Claim: If $(x_n)_{n=0}^\infty$ a Cauchy sequence, then for any $N > 0$ we have $(x_n)_{n=N}^\infty$ is Cauchy as well.
Proof: Fix $\epsilon > 0$. Since $(x_n)_{n=0}^\infty$ Cauchy, there exists $M$ so that for $n,m \geq M$ we have $d(x_n, x_m) < \epsilon$. If $M \geq N$, then choose the same $M$ for $(x_n)_{n=N}^\infty$. If $N > M$, then notice that for all $n,m \geq N > M$ we have that $d(x_n, x_m) < \epsilon$, so there still exists such an $N$. So if we let $N' = \max\{N, M\}$, then we have that for all $n,m \geq N'$ $d(x_n, x_m) < \epsilon$, proving the subsequence $(x_n)_{n=N}^\infty$ is Cauchy.
Claim: Suppose that for every sequence of nested closed balls $\overline{B}(x_{n+1}, r_{n+1}) \subseteq \overline{B}(x_n, r_n)$ with $r_n \rightarrow 0$, we have $\bigcap_{n=1}^\infty \overline{B}(x_n, r_n) \neq \varnothing$. If $(x_n)$ is Cauchy, then there is an $x$ so that $x_n \rightarrow x$.
Proof:
Take $(x_n)$ a Cauchy sequence.
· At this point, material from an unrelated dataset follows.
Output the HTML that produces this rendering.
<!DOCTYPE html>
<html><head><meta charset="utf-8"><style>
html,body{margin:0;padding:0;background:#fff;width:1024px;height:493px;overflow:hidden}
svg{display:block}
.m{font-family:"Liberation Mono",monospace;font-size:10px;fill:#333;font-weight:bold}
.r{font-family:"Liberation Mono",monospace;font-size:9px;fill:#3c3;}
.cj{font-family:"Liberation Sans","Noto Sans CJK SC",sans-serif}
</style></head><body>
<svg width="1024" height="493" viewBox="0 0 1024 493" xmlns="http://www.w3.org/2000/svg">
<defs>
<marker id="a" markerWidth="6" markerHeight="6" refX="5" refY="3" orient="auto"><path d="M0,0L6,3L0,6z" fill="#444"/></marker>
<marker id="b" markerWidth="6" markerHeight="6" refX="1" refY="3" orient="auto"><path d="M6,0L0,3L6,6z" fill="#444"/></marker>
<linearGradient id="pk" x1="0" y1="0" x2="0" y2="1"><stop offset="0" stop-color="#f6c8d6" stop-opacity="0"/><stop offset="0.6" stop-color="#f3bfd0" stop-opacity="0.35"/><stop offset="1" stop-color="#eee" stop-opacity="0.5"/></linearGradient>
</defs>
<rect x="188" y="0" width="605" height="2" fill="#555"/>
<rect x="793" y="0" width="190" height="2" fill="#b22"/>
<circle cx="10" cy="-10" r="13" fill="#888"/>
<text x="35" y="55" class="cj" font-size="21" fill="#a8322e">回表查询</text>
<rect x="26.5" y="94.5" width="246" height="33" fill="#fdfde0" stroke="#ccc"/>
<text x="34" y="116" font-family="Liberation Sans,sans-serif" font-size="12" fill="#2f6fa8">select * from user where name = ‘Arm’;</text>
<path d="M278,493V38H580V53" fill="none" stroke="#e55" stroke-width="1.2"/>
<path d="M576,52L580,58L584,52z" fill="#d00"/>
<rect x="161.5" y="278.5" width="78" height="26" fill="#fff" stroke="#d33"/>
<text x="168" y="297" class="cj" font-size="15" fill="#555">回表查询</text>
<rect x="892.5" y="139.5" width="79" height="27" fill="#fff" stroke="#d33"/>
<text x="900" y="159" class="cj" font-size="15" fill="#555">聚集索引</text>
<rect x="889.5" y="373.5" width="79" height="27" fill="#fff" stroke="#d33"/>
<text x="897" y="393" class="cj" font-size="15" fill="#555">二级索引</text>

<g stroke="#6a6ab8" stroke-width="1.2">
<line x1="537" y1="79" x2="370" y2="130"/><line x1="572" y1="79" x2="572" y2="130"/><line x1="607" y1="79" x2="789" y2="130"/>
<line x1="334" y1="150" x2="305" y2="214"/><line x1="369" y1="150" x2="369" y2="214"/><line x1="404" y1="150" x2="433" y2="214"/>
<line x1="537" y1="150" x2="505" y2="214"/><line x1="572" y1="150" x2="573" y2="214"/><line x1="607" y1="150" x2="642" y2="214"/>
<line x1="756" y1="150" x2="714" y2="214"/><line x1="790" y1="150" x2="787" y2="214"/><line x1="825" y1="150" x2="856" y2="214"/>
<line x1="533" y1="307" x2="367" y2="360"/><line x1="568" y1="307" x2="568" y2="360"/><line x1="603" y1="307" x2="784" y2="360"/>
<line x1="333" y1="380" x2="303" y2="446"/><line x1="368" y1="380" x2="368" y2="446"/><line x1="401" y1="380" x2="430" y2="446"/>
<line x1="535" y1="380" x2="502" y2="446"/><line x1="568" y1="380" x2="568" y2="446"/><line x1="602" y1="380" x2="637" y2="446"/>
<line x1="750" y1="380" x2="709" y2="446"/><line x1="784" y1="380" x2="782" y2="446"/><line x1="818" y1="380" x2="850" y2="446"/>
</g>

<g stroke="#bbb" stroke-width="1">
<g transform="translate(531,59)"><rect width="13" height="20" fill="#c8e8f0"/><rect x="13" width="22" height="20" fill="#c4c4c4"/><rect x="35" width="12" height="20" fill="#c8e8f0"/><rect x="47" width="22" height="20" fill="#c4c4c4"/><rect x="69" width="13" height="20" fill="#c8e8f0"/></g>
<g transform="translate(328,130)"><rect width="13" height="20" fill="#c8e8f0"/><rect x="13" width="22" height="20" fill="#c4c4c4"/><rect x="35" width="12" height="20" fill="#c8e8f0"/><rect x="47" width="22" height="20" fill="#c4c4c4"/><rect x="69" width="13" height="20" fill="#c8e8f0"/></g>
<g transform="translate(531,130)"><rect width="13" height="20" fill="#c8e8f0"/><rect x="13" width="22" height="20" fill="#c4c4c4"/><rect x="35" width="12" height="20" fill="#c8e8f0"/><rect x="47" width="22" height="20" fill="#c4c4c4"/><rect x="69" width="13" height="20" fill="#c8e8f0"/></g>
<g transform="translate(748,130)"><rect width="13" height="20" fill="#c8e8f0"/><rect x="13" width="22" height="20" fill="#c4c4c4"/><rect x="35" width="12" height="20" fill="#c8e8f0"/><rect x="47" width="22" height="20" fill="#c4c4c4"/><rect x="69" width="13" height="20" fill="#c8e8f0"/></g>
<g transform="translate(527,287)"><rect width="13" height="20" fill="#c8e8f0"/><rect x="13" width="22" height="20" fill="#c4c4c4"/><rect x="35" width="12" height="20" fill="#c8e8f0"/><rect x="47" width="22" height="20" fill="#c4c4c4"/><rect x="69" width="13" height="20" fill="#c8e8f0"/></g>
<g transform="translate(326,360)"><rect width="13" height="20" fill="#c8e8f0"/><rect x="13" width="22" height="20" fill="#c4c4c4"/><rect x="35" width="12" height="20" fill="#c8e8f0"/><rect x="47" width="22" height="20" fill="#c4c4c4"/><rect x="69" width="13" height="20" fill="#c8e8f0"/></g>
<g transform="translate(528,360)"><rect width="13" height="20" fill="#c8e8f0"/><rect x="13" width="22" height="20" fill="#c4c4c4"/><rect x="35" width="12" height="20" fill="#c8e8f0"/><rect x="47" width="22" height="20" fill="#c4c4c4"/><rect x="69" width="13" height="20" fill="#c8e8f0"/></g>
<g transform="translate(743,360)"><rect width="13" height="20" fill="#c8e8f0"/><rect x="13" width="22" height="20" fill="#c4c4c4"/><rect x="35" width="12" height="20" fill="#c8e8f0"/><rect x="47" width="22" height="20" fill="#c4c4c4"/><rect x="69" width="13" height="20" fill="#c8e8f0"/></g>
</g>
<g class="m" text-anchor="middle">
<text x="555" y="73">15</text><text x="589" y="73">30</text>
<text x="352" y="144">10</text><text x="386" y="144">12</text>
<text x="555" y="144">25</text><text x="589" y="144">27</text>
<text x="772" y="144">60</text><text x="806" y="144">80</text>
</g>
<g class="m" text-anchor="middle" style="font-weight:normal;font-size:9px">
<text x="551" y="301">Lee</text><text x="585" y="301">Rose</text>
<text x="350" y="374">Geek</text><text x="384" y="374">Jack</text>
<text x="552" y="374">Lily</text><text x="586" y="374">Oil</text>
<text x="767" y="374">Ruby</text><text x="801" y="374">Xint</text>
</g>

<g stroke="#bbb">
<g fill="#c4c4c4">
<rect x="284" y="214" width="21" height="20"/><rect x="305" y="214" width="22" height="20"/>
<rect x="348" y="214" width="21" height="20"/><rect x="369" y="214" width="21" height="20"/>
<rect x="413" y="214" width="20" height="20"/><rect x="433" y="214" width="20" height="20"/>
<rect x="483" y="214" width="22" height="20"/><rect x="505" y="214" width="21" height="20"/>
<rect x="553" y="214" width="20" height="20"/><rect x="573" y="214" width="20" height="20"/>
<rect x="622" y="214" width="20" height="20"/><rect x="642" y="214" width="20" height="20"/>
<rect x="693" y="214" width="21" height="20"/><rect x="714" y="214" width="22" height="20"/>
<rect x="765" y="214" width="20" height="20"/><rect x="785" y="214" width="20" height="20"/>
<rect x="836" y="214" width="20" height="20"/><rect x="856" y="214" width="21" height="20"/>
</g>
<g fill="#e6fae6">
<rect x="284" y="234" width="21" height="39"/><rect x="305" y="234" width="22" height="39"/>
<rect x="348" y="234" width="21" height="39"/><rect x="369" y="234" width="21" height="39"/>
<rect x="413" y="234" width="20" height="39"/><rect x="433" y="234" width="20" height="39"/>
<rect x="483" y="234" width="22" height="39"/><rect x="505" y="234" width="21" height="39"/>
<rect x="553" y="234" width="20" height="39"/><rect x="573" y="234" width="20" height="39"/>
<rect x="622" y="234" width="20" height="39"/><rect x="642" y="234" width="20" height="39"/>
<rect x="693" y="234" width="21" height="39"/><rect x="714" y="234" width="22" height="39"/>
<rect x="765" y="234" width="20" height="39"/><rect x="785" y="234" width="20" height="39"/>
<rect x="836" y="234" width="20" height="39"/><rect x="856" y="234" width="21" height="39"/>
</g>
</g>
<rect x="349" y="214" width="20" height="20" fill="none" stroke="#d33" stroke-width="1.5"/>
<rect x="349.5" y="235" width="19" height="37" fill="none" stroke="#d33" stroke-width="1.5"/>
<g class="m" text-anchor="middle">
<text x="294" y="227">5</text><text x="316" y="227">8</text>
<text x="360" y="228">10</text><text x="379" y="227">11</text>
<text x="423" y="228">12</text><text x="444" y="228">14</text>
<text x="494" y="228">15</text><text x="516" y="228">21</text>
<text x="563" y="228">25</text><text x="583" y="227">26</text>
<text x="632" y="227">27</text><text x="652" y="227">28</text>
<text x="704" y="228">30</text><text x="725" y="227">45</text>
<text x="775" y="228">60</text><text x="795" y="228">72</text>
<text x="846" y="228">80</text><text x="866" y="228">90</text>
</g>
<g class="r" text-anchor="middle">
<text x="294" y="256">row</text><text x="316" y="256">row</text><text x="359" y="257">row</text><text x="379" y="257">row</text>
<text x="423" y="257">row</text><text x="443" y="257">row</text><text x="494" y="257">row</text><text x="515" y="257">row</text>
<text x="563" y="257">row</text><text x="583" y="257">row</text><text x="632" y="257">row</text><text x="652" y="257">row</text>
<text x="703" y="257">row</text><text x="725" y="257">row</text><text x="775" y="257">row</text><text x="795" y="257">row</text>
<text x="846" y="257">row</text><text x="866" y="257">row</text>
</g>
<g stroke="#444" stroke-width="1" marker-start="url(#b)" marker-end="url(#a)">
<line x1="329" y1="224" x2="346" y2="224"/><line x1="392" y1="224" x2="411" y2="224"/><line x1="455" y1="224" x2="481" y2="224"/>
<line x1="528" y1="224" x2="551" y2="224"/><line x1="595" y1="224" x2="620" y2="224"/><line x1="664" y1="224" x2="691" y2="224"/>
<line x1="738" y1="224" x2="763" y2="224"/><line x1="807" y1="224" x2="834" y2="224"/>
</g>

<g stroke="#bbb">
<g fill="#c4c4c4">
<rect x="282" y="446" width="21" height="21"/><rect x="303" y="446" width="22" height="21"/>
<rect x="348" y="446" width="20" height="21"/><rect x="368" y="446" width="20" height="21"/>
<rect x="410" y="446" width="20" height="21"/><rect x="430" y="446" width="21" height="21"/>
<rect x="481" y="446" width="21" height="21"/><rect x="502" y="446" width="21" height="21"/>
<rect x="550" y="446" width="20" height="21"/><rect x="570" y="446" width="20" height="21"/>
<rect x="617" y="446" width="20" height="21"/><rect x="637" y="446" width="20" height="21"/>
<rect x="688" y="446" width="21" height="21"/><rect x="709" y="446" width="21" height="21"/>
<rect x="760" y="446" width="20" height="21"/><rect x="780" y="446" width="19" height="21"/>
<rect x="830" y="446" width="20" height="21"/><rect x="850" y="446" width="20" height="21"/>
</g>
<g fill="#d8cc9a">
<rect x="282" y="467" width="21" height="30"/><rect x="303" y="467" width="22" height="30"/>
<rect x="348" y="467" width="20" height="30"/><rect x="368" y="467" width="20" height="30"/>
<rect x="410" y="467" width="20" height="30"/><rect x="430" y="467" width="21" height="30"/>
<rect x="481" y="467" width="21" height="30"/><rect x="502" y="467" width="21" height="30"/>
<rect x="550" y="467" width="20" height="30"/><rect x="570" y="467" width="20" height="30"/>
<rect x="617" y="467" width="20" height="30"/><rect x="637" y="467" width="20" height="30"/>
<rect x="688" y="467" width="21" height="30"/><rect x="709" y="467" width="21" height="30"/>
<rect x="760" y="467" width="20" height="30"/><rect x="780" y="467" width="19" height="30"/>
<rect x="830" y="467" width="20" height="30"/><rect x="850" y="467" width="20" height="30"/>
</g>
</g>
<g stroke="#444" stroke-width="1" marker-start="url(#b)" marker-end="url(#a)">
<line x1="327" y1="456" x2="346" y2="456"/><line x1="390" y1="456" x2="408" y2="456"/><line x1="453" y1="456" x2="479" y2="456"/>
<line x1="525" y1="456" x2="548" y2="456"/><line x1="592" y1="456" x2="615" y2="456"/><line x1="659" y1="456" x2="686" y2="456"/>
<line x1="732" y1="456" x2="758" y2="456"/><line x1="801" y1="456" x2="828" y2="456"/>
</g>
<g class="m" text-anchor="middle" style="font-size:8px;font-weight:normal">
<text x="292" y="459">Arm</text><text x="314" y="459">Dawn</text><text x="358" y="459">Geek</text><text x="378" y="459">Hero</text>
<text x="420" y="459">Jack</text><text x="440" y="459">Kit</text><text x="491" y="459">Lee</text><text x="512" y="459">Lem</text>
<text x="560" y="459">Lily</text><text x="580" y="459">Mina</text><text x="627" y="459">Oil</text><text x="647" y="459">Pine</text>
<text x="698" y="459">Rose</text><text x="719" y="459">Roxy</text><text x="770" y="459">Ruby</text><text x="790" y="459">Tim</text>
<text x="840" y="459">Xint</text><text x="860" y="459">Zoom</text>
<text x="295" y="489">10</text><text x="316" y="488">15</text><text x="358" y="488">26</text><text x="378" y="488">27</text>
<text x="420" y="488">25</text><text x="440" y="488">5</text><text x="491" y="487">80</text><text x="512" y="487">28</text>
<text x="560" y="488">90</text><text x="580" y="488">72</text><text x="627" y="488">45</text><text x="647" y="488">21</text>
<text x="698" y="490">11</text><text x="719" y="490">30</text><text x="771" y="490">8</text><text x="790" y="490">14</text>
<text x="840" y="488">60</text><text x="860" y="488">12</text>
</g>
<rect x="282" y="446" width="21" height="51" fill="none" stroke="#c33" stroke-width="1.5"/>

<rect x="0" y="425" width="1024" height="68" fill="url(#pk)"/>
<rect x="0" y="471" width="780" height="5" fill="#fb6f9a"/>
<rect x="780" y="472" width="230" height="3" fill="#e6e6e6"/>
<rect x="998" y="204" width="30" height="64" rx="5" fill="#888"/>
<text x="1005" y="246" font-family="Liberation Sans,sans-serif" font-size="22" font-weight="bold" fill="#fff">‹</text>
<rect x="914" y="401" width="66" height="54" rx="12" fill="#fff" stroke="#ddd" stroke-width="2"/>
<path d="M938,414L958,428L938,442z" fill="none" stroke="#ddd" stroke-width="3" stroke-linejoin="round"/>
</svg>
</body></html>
Notice there exists an $N_1$ so that for all $n,m \geq N_1$, we have $d(x_n, x_m) < 1/2$. Let $z_1 = x_{N_1}$. Notice that $(x_n)_{n=N_1}^\infty \subseteq \overline{B}(z_1, 1)$ is a Cauchy sequence by the above claim. Thus there exists an $N_2 > N_1$ so that for all $n,m \geq N_2$, we have $d(x_n, x_m) < 1/4$. Let $z_2 = x_{N_2}$. We claim that $\overline{B}(z_2, 1/2) \subseteq \overline{B}(z_1, 1)$. Taking $y \in \overline{B}(z_2, 1/2)$, we see
$$d(y,z_1) \leq d(y,z_2) + d(z_2, z_1) \leq 1/2 + 1/2 = 1,$$
so $y \in \overline{B}(z_1, 1)$. Continue inductively like this. Suppose we have $z_r$ and $N_r$ so that $(x_n)_{n=N_r}^\infty \subseteq \overline{B}(z_r, 1/2^r)$ and for all $n,m \geq N_r$ we have $d(x_n, x_m) < 1/2^{r+1}$. This sequence is Cauchy, and so we find $N_{r+1} > N_r$ so that for $n,m \geq N_{r+1}$ we have $d(x_n, x_m) < 1/2^{r+2}$. Letting $z_{r+1} = x_{N_{r+1}},$ we take $\overline{B}(z_{r+1}, 1/2^{r+1})$. We claim that $\overline{B}(z_{r+1}, 1/2^{r+1}) \subseteq \overline{B}(z_r, 1/2^r)$. Take $y \in \overline{B}(z_{r+1}, 1/2^{r+1})$, and note
$$d(z_r, y) \leq d(z_r, z_{r+1}) + d(z_{r+1}, y) \leq \frac{1}{2^{r+1}} + \frac{1}{2^{r+1}} = \frac{1}{2^r},$$
so $y \in \overline{B}(z_r, 1/2^r)$.
Using this, we have constructed a decreasing sequence of closed balls, so using the property we get that $\bigcap_{r=0}^\infty \overline{B}(z_r, 1/2^r) \neq \varnothing$. Take $x$ in the intersection. We claim $x_n \rightarrow x$. This will follow if we show that the subsequence $z_r \rightarrow x$. To see this, fix $\epsilon > 0$. There exists $R$ sufficiently large so that $1/2^R < \epsilon$, so for $r \geq R$ we have that $d(z_r, x) \leq 1/2^r < \epsilon$ (since $x \in \overline{B}(z_r, 1/2^r)$). Thus $z_r \rightarrow x$, and since we have a convergent subsequence of a Cauchy sequence this implies that $x_n \rightarrow x$.
For this last fact, see Cauchy sequence is convergent iff it has a convergent subsequence.